Why MCP Needs a Runtime Layer
MCP is a protocol. It defines how agents discover capabilities and invoke tools. It does not define how those tools are managed, cached, compressed, or orchestrated. And that is becoming a problem.
Protocol vs. Runtime
HTTP is a protocol. Browsers are runtimes. SQL is a query language. Databases are runtimes. The distinction matters because protocols define interfaces, while runtimes provide the infrastructure to use those interfaces effectively.
MCP defines the interface for tool discovery and invocation. It does not provide:
- Caching for repeated tool calls
- Compression for large responses
- Parallel execution for independent calls
- Tool ranking and quality scoring
- Rate limiting and cost management
- Monitoring and observability
Every team building with MCP at scale is solving these problems from scratch. They stitch together caching layers, build custom execution engines, and write their own monitoring. This is exactly where the web was before browsers — everyone had TCP but built their own rendering stack.
The Three Gaps
Gap 1: Tool Management
With 500+ MCP servers, an agent cannot load all tools into context. Someone needs to index, search, and rank tools so the agent finds the right one quickly. A runtime layer provides a unified search index across all connected servers.
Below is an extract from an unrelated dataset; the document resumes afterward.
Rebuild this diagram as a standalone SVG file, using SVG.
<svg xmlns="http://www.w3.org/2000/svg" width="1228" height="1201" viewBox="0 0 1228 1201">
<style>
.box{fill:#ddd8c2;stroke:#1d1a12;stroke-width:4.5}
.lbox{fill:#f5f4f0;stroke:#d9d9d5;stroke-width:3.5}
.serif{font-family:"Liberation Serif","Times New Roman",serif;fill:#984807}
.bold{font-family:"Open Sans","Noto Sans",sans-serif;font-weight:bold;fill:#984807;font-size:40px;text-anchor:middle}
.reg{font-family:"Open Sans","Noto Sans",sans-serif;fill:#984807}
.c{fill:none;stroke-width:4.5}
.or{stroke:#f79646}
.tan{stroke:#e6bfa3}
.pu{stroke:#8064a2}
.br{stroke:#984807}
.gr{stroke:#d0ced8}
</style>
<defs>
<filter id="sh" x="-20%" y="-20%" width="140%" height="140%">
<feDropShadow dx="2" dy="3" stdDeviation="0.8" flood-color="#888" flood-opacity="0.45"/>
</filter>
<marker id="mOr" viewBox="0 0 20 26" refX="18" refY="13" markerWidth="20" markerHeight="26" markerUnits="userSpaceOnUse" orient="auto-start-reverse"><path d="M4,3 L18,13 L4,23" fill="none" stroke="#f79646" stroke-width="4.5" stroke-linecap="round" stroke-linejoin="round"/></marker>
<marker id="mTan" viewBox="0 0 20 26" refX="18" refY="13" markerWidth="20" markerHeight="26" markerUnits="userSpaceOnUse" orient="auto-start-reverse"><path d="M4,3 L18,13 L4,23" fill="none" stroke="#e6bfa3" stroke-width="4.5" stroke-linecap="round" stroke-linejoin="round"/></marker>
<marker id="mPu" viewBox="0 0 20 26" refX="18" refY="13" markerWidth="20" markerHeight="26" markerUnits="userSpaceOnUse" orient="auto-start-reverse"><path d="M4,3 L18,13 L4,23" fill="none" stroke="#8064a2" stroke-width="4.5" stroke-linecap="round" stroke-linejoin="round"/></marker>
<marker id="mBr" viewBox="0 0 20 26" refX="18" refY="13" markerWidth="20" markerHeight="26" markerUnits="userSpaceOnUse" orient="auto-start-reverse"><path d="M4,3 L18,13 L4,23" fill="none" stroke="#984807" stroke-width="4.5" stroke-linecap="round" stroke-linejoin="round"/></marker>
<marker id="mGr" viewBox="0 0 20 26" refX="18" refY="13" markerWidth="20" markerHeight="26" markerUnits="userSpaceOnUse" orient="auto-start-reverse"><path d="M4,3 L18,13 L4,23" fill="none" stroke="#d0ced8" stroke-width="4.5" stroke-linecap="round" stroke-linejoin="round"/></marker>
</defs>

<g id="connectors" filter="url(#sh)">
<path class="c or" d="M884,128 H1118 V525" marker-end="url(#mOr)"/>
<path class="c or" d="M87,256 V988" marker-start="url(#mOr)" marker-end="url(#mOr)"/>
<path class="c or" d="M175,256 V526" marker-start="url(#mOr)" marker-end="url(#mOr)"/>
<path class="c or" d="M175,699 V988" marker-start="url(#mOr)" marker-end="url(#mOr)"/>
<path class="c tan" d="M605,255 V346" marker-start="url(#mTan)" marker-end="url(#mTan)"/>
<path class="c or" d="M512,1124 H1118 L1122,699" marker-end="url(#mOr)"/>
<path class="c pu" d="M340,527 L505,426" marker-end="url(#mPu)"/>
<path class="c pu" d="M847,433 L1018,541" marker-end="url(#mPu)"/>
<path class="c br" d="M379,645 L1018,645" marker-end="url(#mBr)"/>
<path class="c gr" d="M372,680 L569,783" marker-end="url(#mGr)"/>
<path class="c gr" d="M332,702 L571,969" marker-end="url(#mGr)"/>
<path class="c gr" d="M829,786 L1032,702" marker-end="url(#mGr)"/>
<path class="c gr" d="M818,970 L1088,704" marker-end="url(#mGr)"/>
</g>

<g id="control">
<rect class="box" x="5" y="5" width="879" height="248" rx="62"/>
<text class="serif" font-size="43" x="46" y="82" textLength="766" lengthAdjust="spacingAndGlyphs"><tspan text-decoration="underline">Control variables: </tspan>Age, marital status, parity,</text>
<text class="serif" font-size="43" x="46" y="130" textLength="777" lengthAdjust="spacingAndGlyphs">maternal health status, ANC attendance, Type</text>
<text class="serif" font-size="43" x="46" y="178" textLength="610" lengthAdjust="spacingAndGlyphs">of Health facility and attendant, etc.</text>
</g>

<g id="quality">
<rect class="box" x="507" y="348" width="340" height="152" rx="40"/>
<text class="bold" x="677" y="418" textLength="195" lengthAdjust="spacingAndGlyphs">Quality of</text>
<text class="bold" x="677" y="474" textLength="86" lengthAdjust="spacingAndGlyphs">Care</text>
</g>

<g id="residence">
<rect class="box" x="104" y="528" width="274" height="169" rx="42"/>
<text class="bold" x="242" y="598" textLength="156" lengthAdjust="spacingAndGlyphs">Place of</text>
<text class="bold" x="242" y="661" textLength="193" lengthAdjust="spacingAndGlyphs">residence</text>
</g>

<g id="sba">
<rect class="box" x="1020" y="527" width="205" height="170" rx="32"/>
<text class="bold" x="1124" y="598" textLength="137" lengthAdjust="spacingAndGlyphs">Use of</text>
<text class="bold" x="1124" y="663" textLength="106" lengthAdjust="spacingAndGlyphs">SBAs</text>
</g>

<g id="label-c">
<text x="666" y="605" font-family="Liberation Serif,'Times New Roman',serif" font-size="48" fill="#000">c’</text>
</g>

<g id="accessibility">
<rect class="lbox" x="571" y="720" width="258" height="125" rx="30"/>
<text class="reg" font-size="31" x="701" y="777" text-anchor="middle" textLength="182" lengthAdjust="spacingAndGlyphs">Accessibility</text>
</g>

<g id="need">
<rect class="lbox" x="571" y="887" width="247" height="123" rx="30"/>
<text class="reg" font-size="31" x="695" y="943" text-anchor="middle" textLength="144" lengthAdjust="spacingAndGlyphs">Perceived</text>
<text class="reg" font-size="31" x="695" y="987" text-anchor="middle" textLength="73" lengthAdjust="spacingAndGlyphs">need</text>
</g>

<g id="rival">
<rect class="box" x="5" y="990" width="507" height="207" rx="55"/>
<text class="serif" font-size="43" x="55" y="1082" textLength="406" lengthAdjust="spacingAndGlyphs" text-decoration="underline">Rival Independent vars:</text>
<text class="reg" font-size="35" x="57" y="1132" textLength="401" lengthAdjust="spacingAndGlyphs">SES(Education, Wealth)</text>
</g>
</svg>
Gap 2: Response Management
Tool responses vary from small JSON snippets to multi-megabyte datasets. Without a runtime layer, every response goes directly into context. A runtime can compress, summarize, or materialize responses based on size and type.
Gap 3: Execution Management
Agents need caching, parallel execution, retry logic, and timeout handling. These concerns are universal across all MCP servers. A runtime layer implements them once and applies them to every tool call.
Analogy: The Browser
Before browsers, you used the internet via command-line tools. FTP for file transfers. Telnet for remote access. Gopher for browsing. Each protocol had its own client, its own interface, its own quirks.
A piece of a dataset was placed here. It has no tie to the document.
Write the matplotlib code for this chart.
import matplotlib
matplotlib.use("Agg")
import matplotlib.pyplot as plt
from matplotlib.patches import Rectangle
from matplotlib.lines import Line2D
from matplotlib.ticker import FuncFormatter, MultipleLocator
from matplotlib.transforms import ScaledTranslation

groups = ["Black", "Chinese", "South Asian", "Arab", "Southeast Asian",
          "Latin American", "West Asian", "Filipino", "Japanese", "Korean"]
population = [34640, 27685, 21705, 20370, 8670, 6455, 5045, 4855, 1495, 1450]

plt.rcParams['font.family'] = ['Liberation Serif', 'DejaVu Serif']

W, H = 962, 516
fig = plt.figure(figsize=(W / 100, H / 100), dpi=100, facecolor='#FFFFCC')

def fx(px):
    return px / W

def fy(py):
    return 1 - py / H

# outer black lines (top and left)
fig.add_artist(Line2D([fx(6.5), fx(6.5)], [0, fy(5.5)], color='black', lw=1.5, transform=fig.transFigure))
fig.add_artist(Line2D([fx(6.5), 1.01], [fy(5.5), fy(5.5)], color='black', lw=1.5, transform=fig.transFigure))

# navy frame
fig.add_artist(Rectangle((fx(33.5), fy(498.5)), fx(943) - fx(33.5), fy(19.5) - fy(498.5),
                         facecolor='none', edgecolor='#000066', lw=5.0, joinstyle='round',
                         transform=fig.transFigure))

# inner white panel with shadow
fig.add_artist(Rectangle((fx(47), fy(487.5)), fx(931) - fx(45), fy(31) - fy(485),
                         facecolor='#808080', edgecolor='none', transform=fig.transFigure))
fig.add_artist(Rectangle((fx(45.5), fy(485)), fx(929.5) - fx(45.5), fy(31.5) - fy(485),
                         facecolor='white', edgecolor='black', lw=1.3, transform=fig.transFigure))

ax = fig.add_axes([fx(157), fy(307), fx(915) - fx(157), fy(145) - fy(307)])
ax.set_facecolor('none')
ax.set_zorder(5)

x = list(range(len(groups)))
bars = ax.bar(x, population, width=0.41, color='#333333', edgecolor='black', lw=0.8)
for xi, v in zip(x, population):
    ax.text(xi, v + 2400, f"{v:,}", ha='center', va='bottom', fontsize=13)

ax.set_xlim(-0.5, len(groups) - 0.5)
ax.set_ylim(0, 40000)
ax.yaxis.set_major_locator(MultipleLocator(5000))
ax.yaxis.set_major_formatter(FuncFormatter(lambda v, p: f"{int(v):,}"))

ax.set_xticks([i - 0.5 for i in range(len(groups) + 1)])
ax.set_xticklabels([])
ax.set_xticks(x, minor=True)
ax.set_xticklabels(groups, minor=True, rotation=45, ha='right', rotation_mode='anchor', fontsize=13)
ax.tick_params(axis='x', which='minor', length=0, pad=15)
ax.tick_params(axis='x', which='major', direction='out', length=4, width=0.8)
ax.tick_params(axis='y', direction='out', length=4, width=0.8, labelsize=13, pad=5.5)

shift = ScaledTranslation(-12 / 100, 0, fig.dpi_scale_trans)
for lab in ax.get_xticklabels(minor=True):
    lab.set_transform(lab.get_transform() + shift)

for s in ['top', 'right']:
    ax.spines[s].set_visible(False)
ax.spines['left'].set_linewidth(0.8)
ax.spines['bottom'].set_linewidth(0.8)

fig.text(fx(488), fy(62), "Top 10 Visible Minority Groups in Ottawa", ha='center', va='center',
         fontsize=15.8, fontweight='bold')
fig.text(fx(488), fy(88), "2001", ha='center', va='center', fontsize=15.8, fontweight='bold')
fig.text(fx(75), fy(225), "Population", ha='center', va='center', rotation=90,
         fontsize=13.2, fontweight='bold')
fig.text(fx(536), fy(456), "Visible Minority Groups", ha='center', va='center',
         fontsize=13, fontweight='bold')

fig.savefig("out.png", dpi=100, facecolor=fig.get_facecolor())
The browser changed everything by becoming a universal runtime that could speak HTTP, render HTML, execute JavaScript, manage cookies, and cache resources. Users didn't need to think about the underlying protocols.
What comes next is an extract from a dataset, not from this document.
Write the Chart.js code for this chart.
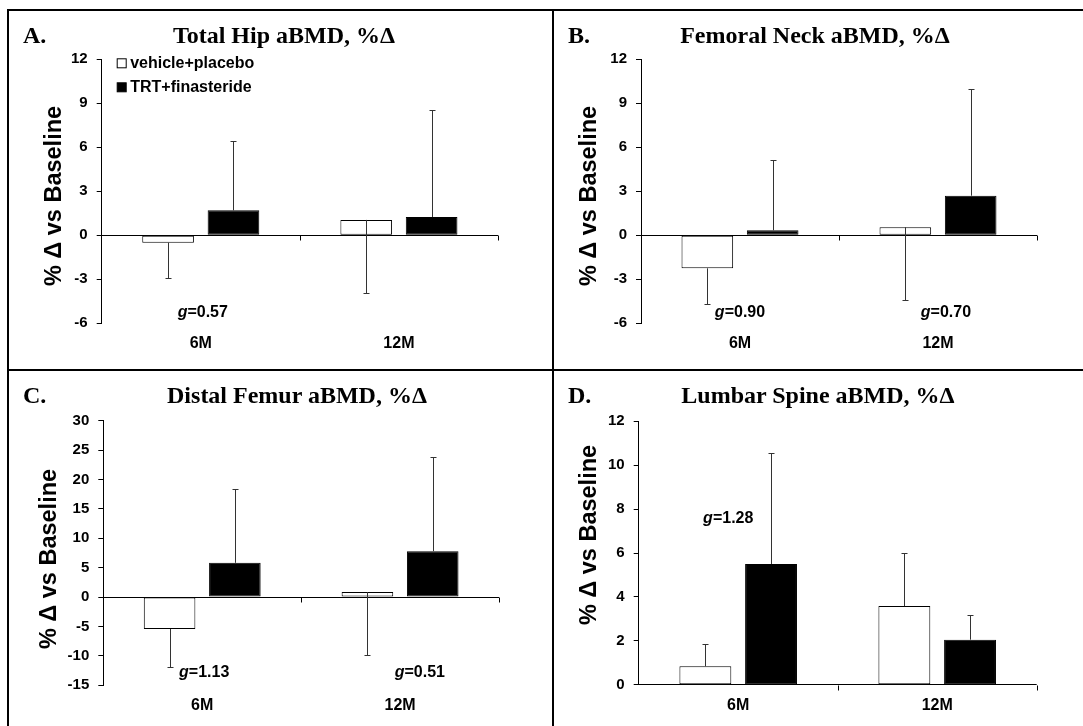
<!DOCTYPE html>
<html>
<head>
<meta charset="utf-8">
<script src="https://cdn.jsdelivr.net/npm/chart.js@4"></script>
<style>
  body { margin: 0; background: #fff; }
  #wrap { position: relative; width: 1083px; height: 726px; overflow: hidden; background: #fff; }
  canvas { position: absolute; }
  .line { position: absolute; background: #000; }
  .ttl { position: absolute; font: bold 24px "Liberation Serif", "Times New Roman", serif; line-height: 24px; white-space: nowrap; color: #000; }
  .mid { transform: translateX(-50%); }
</style>
</head>
<body>
<div id="wrap">
  <canvas id="cA" width="541" height="363" style="left:0;top:0"></canvas>
  <canvas id="cB" width="541" height="363" style="left:541px;top:0"></canvas>
  <canvas id="cC" width="541" height="363" style="left:0;top:363px"></canvas>
  <canvas id="cD" width="541" height="363" style="left:541px;top:363px"></canvas>

  <div class="line" style="left:7px;top:9px;width:1076px;height:2px"></div>
  <div class="line" style="left:7px;top:9px;width:2px;height:717px"></div>
  <div class="line" style="left:552px;top:9px;width:2px;height:717px"></div>
  <div class="line" style="left:7px;top:369px;width:1076px;height:2px"></div>

  <div class="ttl" style="left:23px;top:23px">A.</div>
  <div class="ttl mid" style="left:284px;top:23px">Total Hip aBMD, %Δ</div>
  <div class="ttl" style="left:568px;top:23px">B.</div>
  <div class="ttl mid" style="left:815px;top:23px">Femoral Neck aBMD, %Δ</div>
  <div class="ttl" style="left:23px;top:383px">C.</div>
  <div class="ttl mid" style="left:297px;top:383px">Distal Femur aBMD, %Δ</div>
  <div class="ttl" style="left:568px;top:383px">D.</div>
  <div class="ttl mid" style="left:818px;top:383px">Lumbar Spine aBMD, %Δ</div>
</div>
<script>
const categories = ["6M", "12M"];
const seriesNames = ["vehicle+placebo", "TRT+finasteride"];
const yTitle = "% Δ vs Baseline";

// mean % change and SD (error bar length)
const hipVehicle = [-0.5, 1.05];
const hipVehicleSD = [2.4, 4.95];
const hipTrt = [1.7, 1.25];
const hipTrtSD = [4.75, 7.3];
const hipTicks = [-6, 12, 3];
const hipG = ["0.57", null];

const neckVehicle = [-2.25, 0.55];
const neckVehicleSD = [2.45, 4.96];
const neckTrt = [0.34, 2.7];
const neckTrtSD = [4.77, 7.3];
const neckTicks = [-6, 12, 3];
const neckG = ["0.90", "0.70"];

const femurVehicle = [-5.43, 0.85];
const femurVehicleSD = [6.45, 10.7];
const femurTrt = [5.83, 7.81];
const femurTrtSD = [12.56, 15.96];
const femurTicks = [-15, 30, 5];
const femurG = ["1.13", "0.51"];

const spineVehicle = [0.84, 3.58];
const spineVehicleSD = [1.01, 2.42];
const spineTrt = [5.5, 2.05];
const spineTrtSD = [5.06, 1.12];
const spineTicks = [0, 12, 2];
const spineG = ["1.28", null];

const sans = "'Liberation Sans', Arial, sans-serif";

const panels = [
  { id: "cA", veh: hipVehicle, vehSD: hipVehicleSD, vehDir: -1, trt: hipTrt, trtSD: hipTrtSD, ticks: hipTicks,
    g: hipG, gPos: [[0.01, -5.25], null], box: [101.7, 498, 59.3, 323.3], yt: [55, 196], legend: true },
  { id: "cB", veh: neckVehicle, vehSD: neckVehicleSD, vehDir: -1, trt: neckTrt, trtSD: neckTrtSD, ticks: neckTicks,
    g: neckG, gPos: [[0, -5.25], [1.04, -5.25]], box: [100, 496, 59.3, 323.3], yt: [49, 196] },
  { id: "cC", veh: femurVehicle, vehSD: femurVehicleSD, vehDir: -1, trt: femurTrt, trtSD: femurTrtSD, ticks: femurTicks,
    g: femurG, gPos: [[0.01, -12.85], [1.1, -12.85]], box: [103.3, 499, 57.7, 322.3], yt: [50, 196] },
  { id: "cD", veh: spineVehicle, vehSD: spineVehicleSD, vehDir: 1, trt: spineTrt, trtSD: spineTrtSD, ticks: spineTicks,
    g: spineG, gPos: [[-0.05, 7.55], null], box: [97.7, 495.7, 58.3, 321.7], yt: [49, 172] },
];

const extras = {
  id: "extras",
  afterDatasetsDraw(chart) {
    const { ctx, scales: { x, y } } = chart;
    const p = chart.options.panel;
    const zero = Math.round(y.getPixelForValue(0)) + 0.5;
    ctx.save();

    // category boundary ticks on the zero line
    ctx.strokeStyle = "#000";
    ctx.lineWidth = 1;
    for (let i = 1; i <= categories.length; i++) {
      const px = Math.round(x.getPixelForValue(i - 0.5)) + 0.5;
      ctx.beginPath();
      ctx.moveTo(px, zero);
      ctx.lineTo(px, zero + 5);
      ctx.stroke();
    }

    // error bars (one-sided)
    ctx.strokeStyle = "#333";
    chart.data.datasets.forEach((ds, d) => {
      chart.getDatasetMeta(d).data.forEach((bar, i) => {
        const end = ds.data[i] + ds.errDir * ds.err[i];
        const bx = Math.round(bar.x) + 0.5;
        const ey = Math.round(y.getPixelForValue(end)) + 0.5;
        ctx.beginPath();
        ctx.moveTo(bx, bar.y);
        ctx.lineTo(bx, ey);
        ctx.moveTo(bx - 3, ey);
        ctx.lineTo(bx + 3, ey);
        ctx.stroke();
      });
    });

    // effect size labels
    ctx.fillStyle = "#000";
    ctx.textBaseline = "middle";
    ctx.textAlign = "left";
    p.g.forEach((val, i) => {
      if (!val || !p.gPos[i]) return;
      const cx = x.getPixelForValue(p.gPos[i][0]);
      const cy = y.getPixelForValue(p.gPos[i][1]);
      const rest = "=" + val;
      ctx.font = "italic bold 16px " + sans;
      const wg = ctx.measureText("g").width;
      ctx.font = "bold 16px " + sans;
      const wr = ctx.measureText(rest).width;
      const sx = cx - (wg + wr) / 2;
      ctx.font = "italic bold 16px " + sans;
      ctx.fillText("g", sx, cy);
      ctx.font = "bold 16px " + sans;
      ctx.fillText(rest, sx + wg, cy);
    });

    // legend
    if (p.legend) {
      const a = chart.chartArea;
      ctx.font = "bold 16px " + sans;
      chart.data.datasets.forEach((ds, d) => {
        const ly = a.top + 4 + d * 24;
        ctx.fillStyle = ds.backgroundColor;
        ctx.fillRect(a.left + 15.5, ly - 4.5, 9, 9);
        ctx.strokeStyle = "#000";
        ctx.strokeRect(a.left + 15.5, ly - 4.5, 9, 9);
        ctx.fillStyle = "#000";
        ctx.fillText(ds.label, a.left + 28.5, ly);
      });
    }

    // y axis title
    ctx.translate(p.yt[0], p.yt[1]);
    ctx.rotate(-Math.PI / 2);
    ctx.textAlign = "center";
    ctx.font = "bold 23.5px " + sans;
    ctx.fillStyle = "#000";
    ctx.fillText(yTitle, 0, 0);
    ctx.restore();
  },
};

panels.forEach((p) => {
  const el = document.getElementById(p.id);
  const W = el.width, H = el.height;
  const [l, r, t, b] = p.box;
  new Chart(el, {
    type: "bar",
    data: {
      labels: categories,
      datasets: [
        { label: seriesNames[0], data: p.veh, err: p.vehSD, errDir: p.vehDir,
          backgroundColor: "#fff", borderColor: "#000", borderWidth: 1, borderSkipped: false,
          categoryPercentage: 0.66, barPercentage: 0.79 },
        { label: seriesNames[1], data: p.trt, err: p.trtSD, errDir: 1,
          backgroundColor: "#000", borderColor: "#000", borderWidth: 1, borderSkipped: false,
          categoryPercentage: 0.66, barPercentage: 0.79 },
      ],
    },
    options: {
      panel: p,
      responsive: false,
      animation: false,
      devicePixelRatio: 1,
      layout: { padding: { left: l - 40, right: W - r, top: t, bottom: H - b - 40 } },
      plugins: { legend: { display: false }, tooltip: { enabled: false }, title: { display: false } },
      scales: {
        x: {
          grid: { display: false, drawTicks: false },
          border: { display: false },
          ticks: { color: "#000", font: { family: sans, size: 16, weight: "bold" }, padding: 11 },
          afterFit: (s) => { s.height = 40; },
        },
        y: {
          min: p.ticks[0],
          max: p.ticks[1],
          ticks: { stepSize: p.ticks[2], color: "#000", font: { family: sans, size: 15, weight: "bold" }, padding: 9 },
          grid: {
            color: (c) => (c.tick && c.tick.value === 0 ? "#000" : "rgba(0,0,0,0)"),
            tickColor: "#000",
            tickLength: 5,
            lineWidth: 1,
          },
          border: { display: true, color: "#000", width: 1 },
          afterFit: (s) => { s.width = 40; },
        },
      },
    },
    plugins: [extras],
  });
});
</script>
</body>
</html>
AnyMCP aims to be the browser for MCP. A universal runtime that handles the complexity so agents can focus on what they do best: reasoning and problem-solving.
The Bottom Line
MCP is a good protocol. But a protocol alone is not enough for production-scale agent systems. A runtime layer that handles caching, compression, discovery, and orchestration is not a luxury — it is the natural next step as the MCP ecosystem matures.